A Cosmic Lighthouse Near a Supermassive Black Hole
At the center of our Milky Way galaxy, roughly twenty-six thousand light-years from Earth, sits Sagittarius A*, a supermassive black hole with the mass of four million suns. It is one of the most studied objects in modern astrophysics, yet the region surrounding it continues to yield surprises. The latest comes from researchers at Columbia University and the Breakthrough Listen project, who have identified a candidate pulsar spinning at extraordinary speed in the immediate vicinity of our galaxy's central black hole.
The detection, published in The Astrophysical Journal, describes an 8.19-millisecond pulsar candidate, meaning if confirmed, this neutron star would complete a full rotation roughly 122 times per second. Pulsars are the ultradense remnants of massive stars that have ended their lives in supernova explosions, compressing their remaining mass into a sphere typically just twenty kilometers across while generating intense magnetic fields and emitting focused beams of radio waves that sweep across space like the beam of a lighthouse.
Finding one so close to Sagittarius A* has been a decades-long goal of radio astronomy, and this detection could mark a turning point in our understanding of both our galaxy's core and the fundamental physics governing space and time.

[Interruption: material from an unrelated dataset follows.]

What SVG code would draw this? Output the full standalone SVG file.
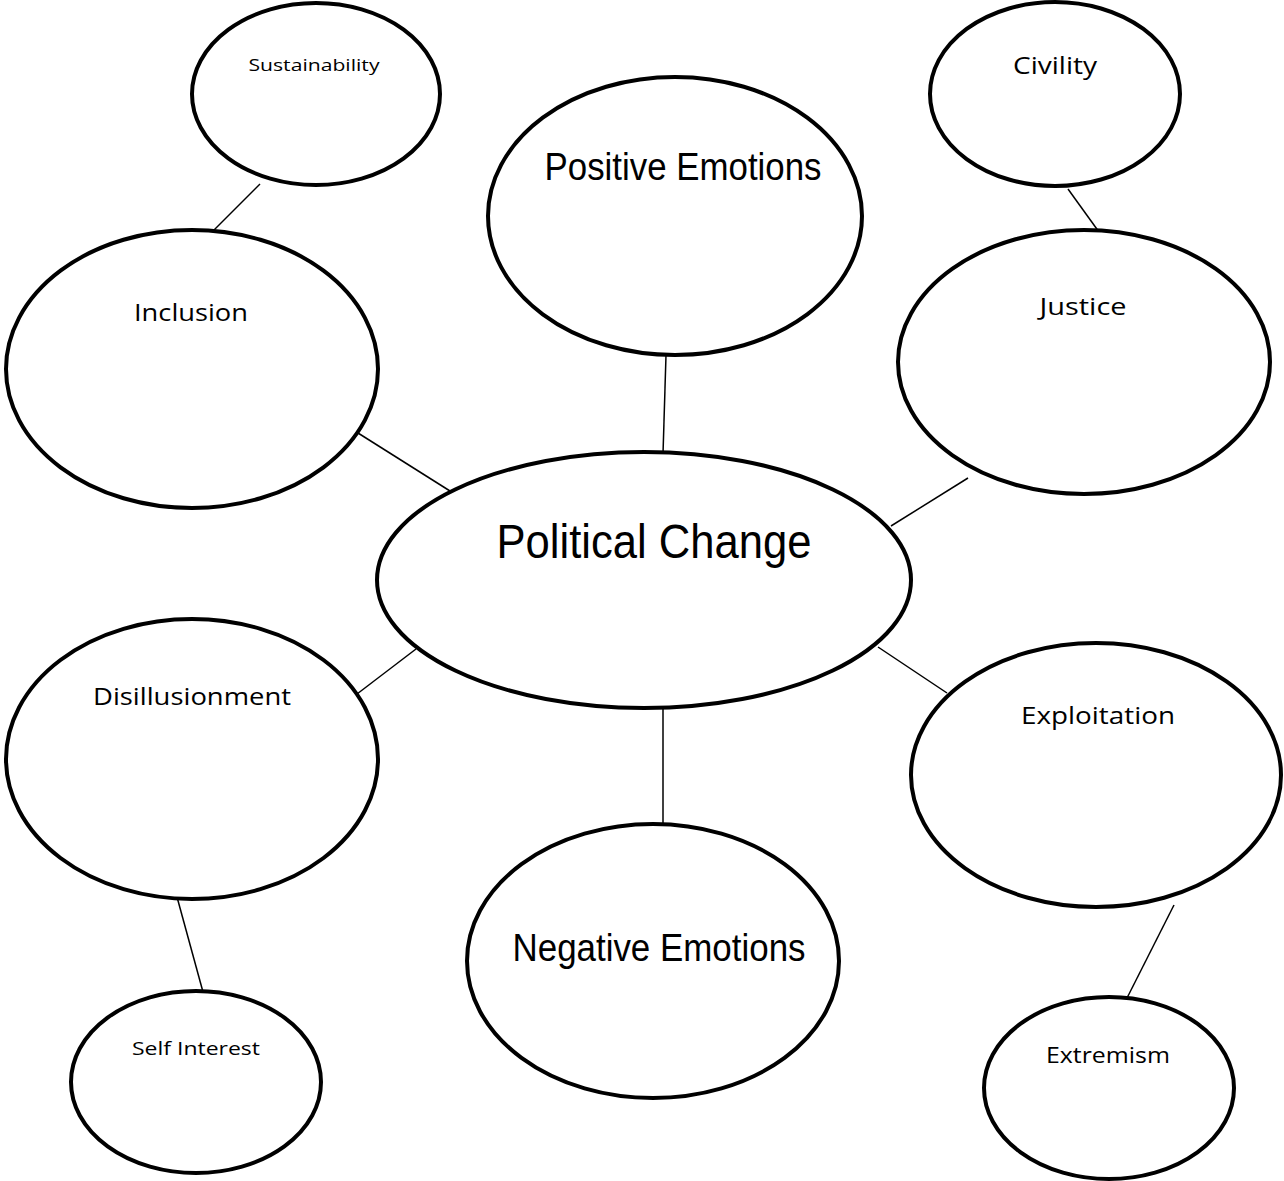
<svg xmlns="http://www.w3.org/2000/svg" width="1284" height="1181" viewBox="0 0 1284 1181">
  <style>
    .node { fill: #fff; stroke: #000; stroke-width: 4; }
    .link { stroke: #000; stroke-width: 1.5; fill: none; }
    .big { font-family: "Liberation Sans", Arial, sans-serif; fill: #000; }
    .lbl { font-family: "Open Sans", "Noto Sans", sans-serif; fill: #000; }
  </style>
  <rect width="1284" height="1181" fill="#fff"/>

  <g id="connectors">
    <line class="link" x1="260" y1="184" x2="213" y2="231"/>
    <line class="link" x1="1068" y1="189" x2="1099" y2="232"/>
    <line class="link" x1="666" y1="355" x2="663" y2="454"/>
    <line class="link" x1="358" y1="433" x2="450" y2="491"/>
    <line class="link" x1="968" y1="478" x2="891" y2="526"/>
    <line class="link" x1="416" y1="649" x2="357" y2="694"/>
    <line class="link" x1="878" y1="647" x2="947" y2="693"/>
    <line class="link" x1="663" y1="708" x2="663" y2="826"/>
    <line class="link" x1="177" y1="897" x2="203" y2="992"/>
    <line class="link" x1="1174" y1="905" x2="1127" y2="998"/>
  </g>

  <g id="sustainability">
    <ellipse class="node" cx="316" cy="94" rx="124" ry="91"/>
    <text class="lbl" x="314" y="71" font-size="17" text-anchor="middle" textLength="131" lengthAdjust="spacingAndGlyphs">Sustainability</text>
  </g>

  <g id="civility">
    <ellipse class="node" cx="1055" cy="94" rx="125" ry="92"/>
    <text class="lbl" x="1055" y="74" font-size="24" text-anchor="middle" textLength="84" lengthAdjust="spacingAndGlyphs">Civility</text>
  </g>

  <g id="positive-emotions">
    <ellipse class="node" cx="675" cy="216" rx="187" ry="139"/>
    <text class="big" x="683" y="180" font-size="38" text-anchor="middle" textLength="277" lengthAdjust="spacingAndGlyphs">Positive Emotions</text>
  </g>

  <g id="inclusion">
    <ellipse class="node" cx="192" cy="369" rx="186" ry="139"/>
    <text class="lbl" x="191" y="321" font-size="24" text-anchor="middle" textLength="114" lengthAdjust="spacingAndGlyphs">Inclusion</text>
  </g>

  <g id="justice">
    <ellipse class="node" cx="1084" cy="362" rx="186" ry="132"/>
    <text class="lbl" x="1083" y="315" font-size="24" text-anchor="middle" textLength="87" lengthAdjust="spacingAndGlyphs">Justice</text>
  </g>

  <g id="political-change">
    <ellipse class="node" cx="644" cy="580" rx="267" ry="128"/>
    <text class="big" x="654" y="558" font-size="49" text-anchor="middle" textLength="315" lengthAdjust="spacingAndGlyphs">Political Change</text>
  </g>

  <g id="disillusionment">
    <ellipse class="node" cx="192" cy="759" rx="186" ry="140"/>
    <text class="lbl" x="192" y="705" font-size="24" text-anchor="middle" textLength="198" lengthAdjust="spacingAndGlyphs">Disillusionment</text>
  </g>

  <g id="exploitation">
    <ellipse class="node" cx="1096" cy="775" rx="185" ry="132"/>
    <text class="lbl" x="1098" y="724" font-size="24" text-anchor="middle" textLength="154" lengthAdjust="spacingAndGlyphs">Exploitation</text>
  </g>

  <g id="negative-emotions">
    <ellipse class="node" cx="653" cy="961" rx="186" ry="137"/>
    <text class="big" x="659" y="961" font-size="38" text-anchor="middle" textLength="293" lengthAdjust="spacingAndGlyphs">Negative Emotions</text>
  </g>

  <g id="self-interest">
    <ellipse class="node" cx="196" cy="1082" rx="125" ry="91"/>
    <text class="lbl" x="196" y="1055" font-size="19" text-anchor="middle" textLength="128" lengthAdjust="spacingAndGlyphs">Self Interest</text>
  </g>

  <g id="extremism">
    <ellipse class="node" cx="1109" cy="1088" rx="125" ry="91"/>
    <text class="lbl" x="1108" y="1063" font-size="21" text-anchor="middle" textLength="124" lengthAdjust="spacingAndGlyphs">Extremism</text>
  </g>
</svg>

The Breakthrough Listen Galactic Center Survey
The discovery emerged from the Breakthrough Listen Galactic Center Survey, one of the most sensitive radio searches ever conducted for pulsars in the dynamically complex central region of the Milky Way. Breakthrough Listen, a scientific research program aimed at finding evidence of civilizations beyond Earth, has repurposed some of its extraordinary observational capabilities to probe the galactic center for rapidly spinning neutron stars.
The galactic center is an exceptionally difficult environment for radio observations. Interstellar gas and dust scatter radio waves, a phenomenon known as scattering broadening, which smears out the precise timing signatures that define pulsars. Additionally, the intense gravitational environment near Sagittarius A* introduces relativistic effects that further complicate detection. These challenges explain why, despite theoretical predictions that hundreds or even thousands of pulsars should inhabit this region, only a handful of candidates have ever been identified nearby.
The team employed advanced signal processing techniques to cut through the noise, analyzing data from multiple observing sessions to build confidence in their detection. The 8.19-millisecond period places this object in the category of millisecond pulsars, which are among the most stable natural clocks in the universe.